Chazelle tries to rectify this with a scene alluding to Armstrong’s daughter – who died young – in the final 20 minutes; at the core of “First Man” lies a moving tale of grief, progression and the need to let go, if not forget the past, even if it means traveling beyond our own atmosphere for that release, to simply be with the deafening silence beyond, with labored, echoing breaths as an only companion. Only then can the character say goodbye. The film flirts with the idea that the world is too small to contain the overwhelming grief Armstrong carries, that it will take seeing how vast the universe is, how terribly, tragically and beautifully small we are, to process a loss that in and of itself was the end of a universe.

But it’s a move that’s inadequately set up, and it flounders.

What “First Man” lacks in emotion it makes up elsewhere; it’s one of the most immediately visceral films of the year. The cinematography by Linus Sandgren, along with Chazelle’s camerawork, plays to dazzling and dizzying effect, using space so it takes until Armstrong’s first, iconic step until the sense of claustrophobia relents. Adopting a handheld style that rattles the screen over the course of this epic, the visuals are consistently stunning, evocative enough that there’s an argument to be made that even more silence might’ve been key in creating the timelessness the filmmakers were chasing.

The standout (as is becoming customary with Chazelle films) is once again the score by Justin Hurwitz, who, along with a large ensemble orchestra, used older technology to terrific effect – theremin, Moog synthesizer and vintage sound-altering machines such as Leslie speakers and Echoplex. The results are haunting, with each scene growing that much more memorable because Hurwitz understands how transformative music can be. 
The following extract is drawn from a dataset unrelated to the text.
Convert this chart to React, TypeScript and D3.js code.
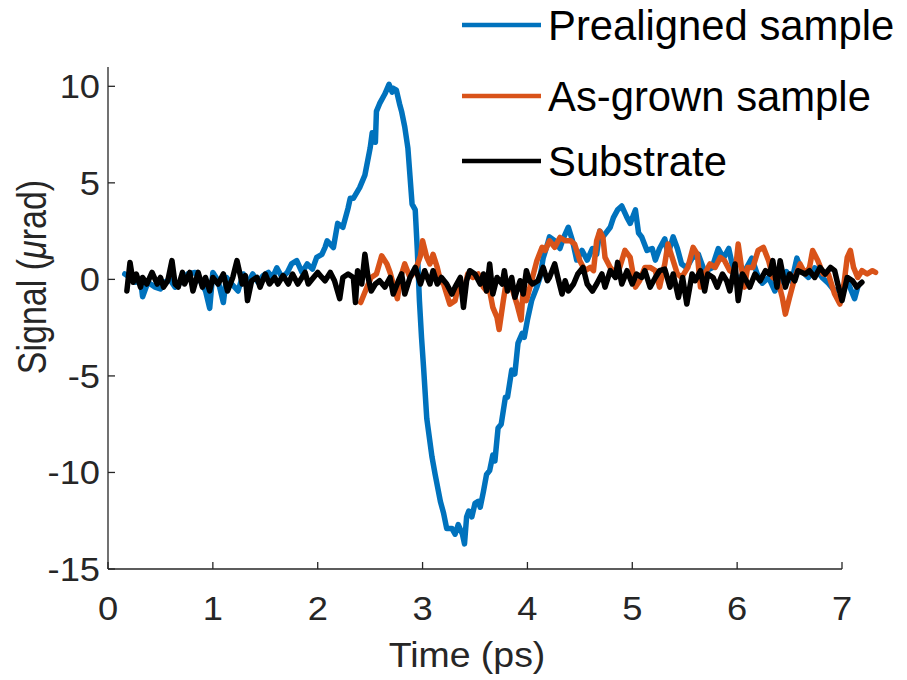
import React from "react";
import * as d3 from "d3";

// ---------- data (time in ps, signal in µrad) ----------
const prealigned: [number, number][] = [
  [0.16, 0.28], [0.21, 0.1], [0.26, -0.15], [0.31, 0.0], [0.33, -0.9], [0.38, -0.15], [0.45, -0.4],
  [0.5, -0.5], [0.54, -0.15], [0.59, 0.0], [0.64, -0.4], [0.71, -0.07], [0.76, 0.28], [0.83, 0.36],
  [0.88, -0.07], [0.93, -0.6], [0.97, -1.5], [1.0, 0.36], [1.05, -0.07], [1.1, -1.2], [1.13, 0.1],
  [1.18, -0.24], [1.24, -0.6], [1.29, 0.28], [1.33, -0.24], [1.38, 0.28], [1.43, -0.15], [1.48, 0.2],
  [1.53, 0.36], [1.57, 0.1], [1.61, 0.6], [1.66, 0.1], [1.71, 0.36], [1.75, 0.8], [1.8, 0.97],
  [1.85, 0.36], [1.9, 0.8], [1.95, 0.53], [1.99, 1.14], [2.04, 1.3], [2.07, 1.66], [2.09, 2.0],
  [2.15, 1.65], [2.19, 2.9], [2.24, 2.7], [2.29, 3.7], [2.31, 4.2], [2.34, 4.2], [2.4, 4.75],
  [2.45, 5.4], [2.5, 6.8], [2.52, 7.6], [2.55, 7.1], [2.56, 8.7], [2.59, 9.1], [2.64, 9.6],
  [2.68, 10.1], [2.71, 9.7], [2.72, 9.9], [2.75, 9.8], [2.78, 9.1], [2.8, 8.7], [2.83, 7.9],
  [2.86, 6.8], [2.9, 3.9], [2.93, 3.6], [2.95, 1.5], [2.97, -1.1], [2.99, -3.0], [3.01, -4.6],
  [3.04, -7.2], [3.09, -9.2], [3.12, -10.1], [3.17, -11.5], [3.2, -12.1], [3.23, -12.9], [3.28, -12.9],
  [3.31, -13.2], [3.34, -12.7], [3.38, -13.2], [3.4, -13.7], [3.42, -12.3], [3.44, -12.0], [3.47, -12.3],
  [3.5, -11.6], [3.53, -11.5], [3.55, -11.8], [3.58, -11.0], [3.61, -10.1], [3.64, -9.9], [3.67, -9.1],
  [3.69, -9.4], [3.72, -7.7], [3.75, -7.5], [3.79, -6.1], [3.81, -6.1], [3.85, -4.7], [3.88, -4.9],
  [3.91, -3.3], [3.95, -2.8], [3.97, -3.0], [4.0, -2.1], [4.04, -1.1], [4.09, -0.4], [4.12, 0.1],
  [4.15, 1.1], [4.19, 1.8], [4.21, 2.2], [4.26, 2.0], [4.31, 1.6], [4.34, 2.1], [4.39, 2.7],
  [4.43, 2.0], [4.47, 1.0], [4.52, 1.5], [4.57, 1.0], [4.62, 1.6], [4.66, 1.3], [4.69, 2.5],
  [4.72, 2.2], [4.79, 2.7], [4.82, 3.2], [4.86, 3.6], [4.9, 3.8], [4.95, 3.2], [4.98, 2.9],
  [5.03, 3.6], [5.06, 2.4], [5.09, 2.2], [5.14, 1.5], [5.19, 1.6], [5.22, 1.0], [5.26, 1.6],
  [5.31, 2.1], [5.34, 1.3], [5.39, 2.2], [5.43, 1.6], [5.47, 0.8], [5.52, 0.6], [5.57, 1.1],
  [5.63, 1.3], [5.69, 0.4], [5.76, 0.6], [5.82, 1.6], [5.87, 1.1], [5.92, 1.6], [5.96, 0.6],
  [6.01, -0.1], [6.07, 0.4], [6.14, 1.1], [6.19, 0.3], [6.24, -0.2], [6.3, 0.1], [6.36, -0.6],
  [6.41, -0.1], [6.47, 0.4], [6.52, -0.1], [6.57, 1.1], [6.62, 0.4], [6.68, 0.1], [6.74, 0.6],
  [6.81, 0.1], [6.87, -0.2], [6.93, -0.6], [7.0, -0.4], [7.06, -0.2], [7.12, -1.0], [7.15, -0.4],
];

const asGrown: [number, number][] = [
  [2.41, -1.2], [2.44, -0.8], [2.47, -0.4], [2.51, 0.1], [2.56, 0.28], [2.61, 1.22], [2.66, 0.8],
  [2.69, 0.36], [2.72, -0.24], [2.76, -1.0], [2.79, 0.1], [2.83, 0.8], [2.88, 0.1], [2.93, 0.45],
  [2.98, 1.22], [3.0, 2.0], [3.04, 1.14], [3.07, 0.8], [3.1, 1.3], [3.14, 0.62], [3.17, -0.07],
  [3.2, -0.24], [3.23, -0.76], [3.26, -1.28], [3.31, -1.1], [3.34, -0.4], [3.39, -0.76], [3.43, 0.28],
  [3.48, 0.1], [3.53, 0.28], [3.58, -0.4], [3.61, -0.6], [3.64, -0.6], [3.67, -1.45], [3.71, -1.97],
  [3.73, -2.6], [3.77, -1.1], [3.8, -0.07], [3.85, -0.4], [3.9, -1.28], [3.94, -2.1], [3.96, -0.4],
  [3.99, -1.1], [4.04, -0.07], [4.09, 0.97], [4.14, 1.66], [4.17, 1.5], [4.21, 2.0], [4.26, 1.66],
  [4.31, 2.17], [4.36, 2.0], [4.41, 2.0], [4.45, 1.83], [4.5, 0.97], [4.55, 0.45], [4.6, 0.62],
  [4.63, 0.45], [4.66, 2.0], [4.69, 2.5], [4.72, 2.17], [4.74, 1.14], [4.79, 0.62], [4.84, 0.28],
  [4.88, 0.62], [4.93, 1.5], [4.98, 1.14], [5.03, -0.4], [5.07, -0.07], [5.12, 0.62], [5.17, 0.62],
  [5.22, 0.45], [5.26, -0.4], [5.31, 0.8], [5.34, 1.83], [5.38, 1.14], [5.43, 0.28], [5.47, 0.1],
  [5.53, 0.62], [5.58, 1.66], [5.62, 1.3], [5.65, -0.4], [5.69, 0.28], [5.74, 0.8], [5.79, 0.62],
  [5.84, 1.14], [5.88, 0.97], [5.93, 0.45], [5.98, 0.28], [6.01, 1.83], [6.05, 0.28], [6.07, -0.4],
  [6.1, 0.62], [6.15, 0.62], [6.2, 1.5], [6.25, 1.66], [6.3, 0.97], [6.34, 0.1], [6.39, -0.07],
  [6.43, -0.93], [6.46, -1.8], [6.5, -0.93], [6.55, 0.1], [6.6, 0.8], [6.65, 0.28], [6.69, 0.62],
  [6.72, 1.5], [6.77, 0.97], [6.82, 0.28], [6.87, 0.28], [6.93, -0.76], [6.98, -1.28], [7.01, -0.6],
  [7.05, 1.14], [7.08, 1.5], [7.11, 0.62], [7.15, 0.1], [7.19, 0.45], [7.24, 0.28], [7.29, 0.45],
  [7.32, 0.36],
];

const substrate: [number, number][] = [
  [0.18, -0.6], [0.21, 0.88], [0.24, -0.15], [0.27, 0.28], [0.31, -0.4], [0.33, 0.1], [0.37, -0.24],
  [0.42, 0.36], [0.47, -0.24], [0.5, 0.1], [0.53, -0.4], [0.57, -0.07], [0.61, 0.97], [0.64, -0.24],
  [0.67, -0.4], [0.71, 0.36], [0.73, -0.24], [0.78, 0.36], [0.81, -0.6], [0.86, 0.36], [0.9, -0.4],
  [0.93, 0.1], [0.97, -0.6], [1.0, 0.1], [1.05, -0.24], [1.1, 0.28], [1.14, -0.6], [1.19, 0.1],
  [1.23, 0.97], [1.28, -0.24], [1.31, 0.2], [1.33, -1.1], [1.37, -0.07], [1.42, 0.1], [1.45, -0.4],
  [1.5, 0.28], [1.54, -0.24], [1.59, 0.1], [1.62, -0.24], [1.67, 0.2], [1.72, -0.24], [1.76, 0.28],
  [1.81, -0.24], [1.85, 0.1], [1.88, 0.36], [1.91, -0.24], [1.96, 0.1], [2.0, 0.36], [2.04, 0.1],
  [2.07, -0.07], [2.12, 0.36], [2.16, -0.07], [2.21, -1.0], [2.24, 0.1], [2.29, 0.28], [2.34, 0.1],
  [2.36, -1.2], [2.38, 0.45], [2.42, -0.24], [2.45, 1.3], [2.48, 0.1], [2.51, -0.6], [2.55, -0.24],
  [2.59, -0.07], [2.64, -0.4], [2.69, 0.1], [2.72, -0.76], [2.77, -0.07], [2.8, 0.28], [2.83, -0.76],
  [2.88, 0.1], [2.93, 0.62], [2.98, -0.24], [3.02, 0.45], [3.07, -0.24], [3.1, 0.45], [3.14, -0.24],
  [3.18, 0.1], [3.23, -0.24], [3.28, -0.76], [3.31, -0.4], [3.36, 0.1], [3.39, -1.45], [3.42, -0.07],
  [3.45, 0.45], [3.5, 0.28], [3.55, -0.24], [3.58, 0.28], [3.61, -0.6], [3.64, 0.8], [3.67, -0.76],
  [3.71, 0.1], [3.76, -0.24], [3.78, 0.45], [3.81, -0.6], [3.85, 0.1], [3.88, -0.93], [3.93, -0.07],
  [3.96, -0.76], [3.99, 0.45], [4.02, -0.07], [4.05, -0.24], [4.1, -0.07], [4.15, 0.62], [4.19, -0.07],
  [4.21, 0.1], [4.26, 0.8], [4.29, 0.1], [4.33, -0.76], [4.36, -0.07], [4.39, -0.6], [4.44, -0.24],
  [4.48, 0.28], [4.53, 0.62], [4.57, -0.24], [4.62, -0.6], [4.66, -0.24], [4.71, 0.28], [4.74, -0.4],
  [4.79, 0.45], [4.84, 0.1], [4.86, 0.88], [4.9, -0.24], [4.95, 0.45], [5.0, -0.24], [5.04, 0.28],
  [5.09, 0.1], [5.12, 0.45], [5.17, -0.4], [5.22, 0.1], [5.26, 0.45], [5.31, 0.53], [5.36, -0.4],
  [5.39, 0.28], [5.44, -0.93], [5.48, 0.1], [5.52, -1.28], [5.57, 0.28], [5.6, -0.07], [5.65, 0.45],
  [5.69, -0.6], [5.72, 0.28], [5.77, 0.1], [5.81, -0.4], [5.86, 0.28], [5.9, -0.07], [5.93, -0.6],
  [5.98, 0.8], [6.01, -1.1], [6.05, 0.28], [6.07, 0.1], [6.12, -0.4], [6.17, 0.28], [6.22, -0.07],
  [6.27, 0.45], [6.31, 0.28], [6.34, 0.97], [6.38, -0.4], [6.41, 0.97], [6.46, -0.4], [6.5, 0.28],
  [6.55, -0.07], [6.58, 0.45], [6.65, 0.28], [6.69, 0.45], [6.74, 0.1], [6.79, 0.62], [6.84, 0.28],
  [6.89, 0.62], [6.93, 0.45], [6.96, -0.24], [7.0, -1.1], [7.05, 0.1], [7.1, -0.07], [7.14, -0.4],
  [7.19, -0.15],
];

const xTicks = [0, 1, 2, 3, 4, 5, 6, 7];
const yTicks = [-15, -10, -5, 0, 5, 10];
const seriesNames = ["Prealigned sample", "As-grown sample", "Substrate"];
const seriesColors = ["#0072BD", "#D95319", "#000000"];

export default function App() {
  const W = 907;
  const H = 680;
  const left = 108;
  const right = 842;
  const top = 67;
  const bottom = 569;
  const x = d3.scaleLinear().domain([0, 7]).range([left, right]);
  const y = d3.scaleLinear().domain([-15, 11]).range([bottom, top]);
  const line = d3
    .line<[number, number]>()
    .x((d) => x(d[0]))
    .y((d) => y(d[1]));
  const seriesData = [prealigned, asGrown, substrate];
  const axisColor = "#262626";
  const font = "'Liberation Sans', Arial, Helvetica, sans-serif";
  const tickFs = 33;
  const legendRows = [25, 96, 161];

  return (
    <svg
      width={W}
      height={H}
      style={{ position: "absolute", left: 0, top: 0, background: "#fff" }}
      fontFamily={font}
    >
      <rect x={0} y={0} width={W} height={H} fill="#fff" />
      {/* data */}
      {seriesData.map((s, i) => (
        <path
          key={i}
          d={line(s) || ""}
          fill="none"
          stroke={seriesColors[i]}
          strokeWidth={5.5}
          strokeLinejoin="round"
          strokeLinecap="round"
        />
      ))}
      {/* axes */}
      <line x1={left} y1={top} x2={left} y2={bottom} stroke={axisColor} strokeWidth={1.3} />
      <line x1={left} y1={bottom} x2={right} y2={bottom} stroke={axisColor} strokeWidth={1.3} />
      {xTicks.map((t) => (
        <g key={"xt" + t}>
          <line x1={x(t)} x2={x(t)} y1={bottom} y2={bottom - 7} stroke={axisColor} strokeWidth={1.3} />
          <g transform={`translate(${x(t)},620) scale(1.1,1)`}>
            <text x={0} y={0} textAnchor="middle" fontSize={tickFs} fill={axisColor}>
              {t}
            </text>
          </g>
        </g>
      ))}
      {yTicks.map((t) => (
        <g key={"yt" + t}>
          <line x1={left} x2={left + 7} y1={y(t)} y2={y(t)} stroke={axisColor} strokeWidth={1.3} />
          <g transform={`translate(100,${y(t) + 12}) scale(1.1,1)`}>
            <text x={0} y={0} textAnchor="end" fontSize={tickFs} fill={axisColor}>
              {t}
            </text>
          </g>
        </g>
      ))}
      {/* axis labels */}
      <g transform="translate(467,667) scale(1.07,1)">
        <text x={0} y={0} textAnchor="middle" fontSize={35} fill={axisColor}>
          Time (ps)
        </text>
      </g>
      <g transform="translate(46,277) scale(1.18,1) rotate(-90)">
        <text x={0} y={0} textAnchor="middle" fontSize={34} fill={axisColor}>
          Signal (<tspan fontStyle="italic">μ</tspan>rad)
        </text>
      </g>
      {/* legend */}
      {seriesNames.map((n, i) => (
        <g key={n}>
          <line
            x1={462}
            x2={541}
            y1={legendRows[i]}
            y2={legendRows[i]}
            stroke={seriesColors[i]}
            strokeWidth={4.5}
          />
          <text x={548} y={legendRows[i] + 15} fontSize={41.8} fill="#000">
            {n}
          </text>
        </g>
      ))}
    </svg>
  );
}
“La La Land,” for its faults, was a success because of its ability to marry gorgeous visuals with heartfelt storytelling. It’s a shame the story in “First Man,” which on paper should be effective, is overshadowed by the film’s colder aspects. Chazelle’s versatility and skill is on display, a step forward in an already formidable career, but there’s always the inescapable sense we’re seeing only half of what the film could have been.